A witness who saw the crash from Hoboken, N.J. observed that the helicopter "dropped like a rock" and that the plane lost its wing.

Deena Glanzberg, who is visiting from Miami and was having lunch with her son had a straight-shot view of the Hudson at the time of the accident: "The helicopter - it just stopped in midair. It was just a drop. It was not a big crash," she recalled. Referring to the chopper, she added: "It was just quiet - it was in the air, and then it went down very quietly."
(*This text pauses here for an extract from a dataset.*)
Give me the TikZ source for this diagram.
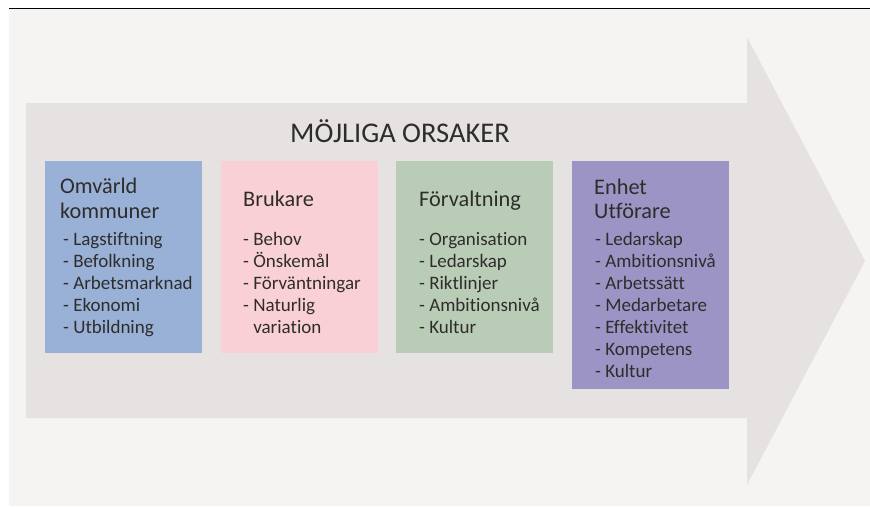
\documentclass[tikz,border=0pt]{standalone}
\usepackage{fontspec}
\setmainfont{Carlito}[Ligatures=NoCommon]
\definecolor{bgcol}{HTML}{F5F4F2}
\definecolor{arrowcol}{HTML}{E6E2E1}
\definecolor{bluecol}{HTML}{99B1D6}
\definecolor{pinkcol}{HTML}{F9D0D6}
\definecolor{greencol}{HTML}{B9CCB6}
\definecolor{purplecol}{HTML}{9B94C4}
\definecolor{txtcol}{HTML}{2F2D2B}
\tikzset{
  box/.style={draw=none, inner sep=0pt, anchor=north west, minimum width=157pt},
  head/.style={anchor=north west, inner sep=0pt, align=left, text=txtcol, font=\fontsize{22.3}{24.5}\selectfont},
  items/.style={anchor=north west, inner sep=0pt, align=left, text=txtcol, font=\fontsize{19}{22}\selectfont},
  title/.style={inner sep=0pt, text=txtcol, font=\fontsize{28.5}{32}\selectfont}
}
\begin{document}
\begin{tikzpicture}[x=1pt,y=-1pt]
\useasboundingbox (0,0) rectangle (870,506);
\fill[white] (0,0) rectangle (870,506);
\fill[bgcol] (9,9) rectangle (870,506);
\draw[black, line width=1.2pt] (9,8.6) -- (870,8.6);
\fill[arrowcol] (26,103) -- (747,103) -- (747,37) -- (865,261) -- (747,485) -- (747,418) -- (26,418) -- cycle;
\node[title] (title) at (400,131) {MÖJLIGA ORSAKER};
\node[box, fill=bluecol, minimum height=192pt] (b1) at (45,161) {};
\node[box, fill=pinkcol, minimum height=192pt] (b2) at (221,161) {};
\node[box, fill=greencol, minimum height=192pt] (b3) at (396,161) {};
\node[box, fill=purplecol, minimum height=228pt] (b4) at (572,161) {};
\node[head] (h1) at (60,176.2) {\strut Omvärld\\kommuner};
\node[head] (h2) at (243,188.9) {\strut Brukare};
\node[head] (h3) at (419,188.9) {\strut Förvaltning};
\node[head] (h4) at (594,176.9) {\strut Enhet\\Utförare};
\node[items] (i1) at (63,229.6) {\strut - Lagstiftning\\- Befolkning\\- Arbetsmarknad\\- Ekonomi\\- Utbildning};
\node[items] (i2) at (243,229.6) {\strut - Behov\\- Önskemål\\- Förväntningar\\- Naturlig\\\phantom{- }variation};
\node[items] (i3) at (419,229.6) {\strut - Organisation\\- Ledarskap\\- Riktlinjer\\- Ambitionsnivå\\- Kultur};
\node[items] (i4) at (595,229.6) {\strut - Ledarskap\\- Ambitionsnivå\\- Arbetssätt\\- Medarbetare\\- Effektivitet\\- Kompetens\\- Kultur};
\end{tikzpicture}
\end{document}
According to the Federal Aviation Administration, the plane, a Piper PA-32, took off from Teterboro Airport in New Jersey. The helicopter, which took off from a heliport on Manhattan's West side, was a Eurocopter AS 350 owned by Liberty Tours, a sightseeing and charter company. The plane was headed to Ocean City, N.J., FAA spokesman Jim Peters said.

Prospects of recovering survivors are grim: "This is not going to have a happy ending," Mayor Michael Bloomberg said. "This has changed from a rescue to a recovery mission."

NTSB chair Deborah Hersman says diving recovery operations have been called off until Sunday morning.

The cause of the crash isn't immediately clear, but Bloomberg assured us that the National Transportation Safety Board is investigating.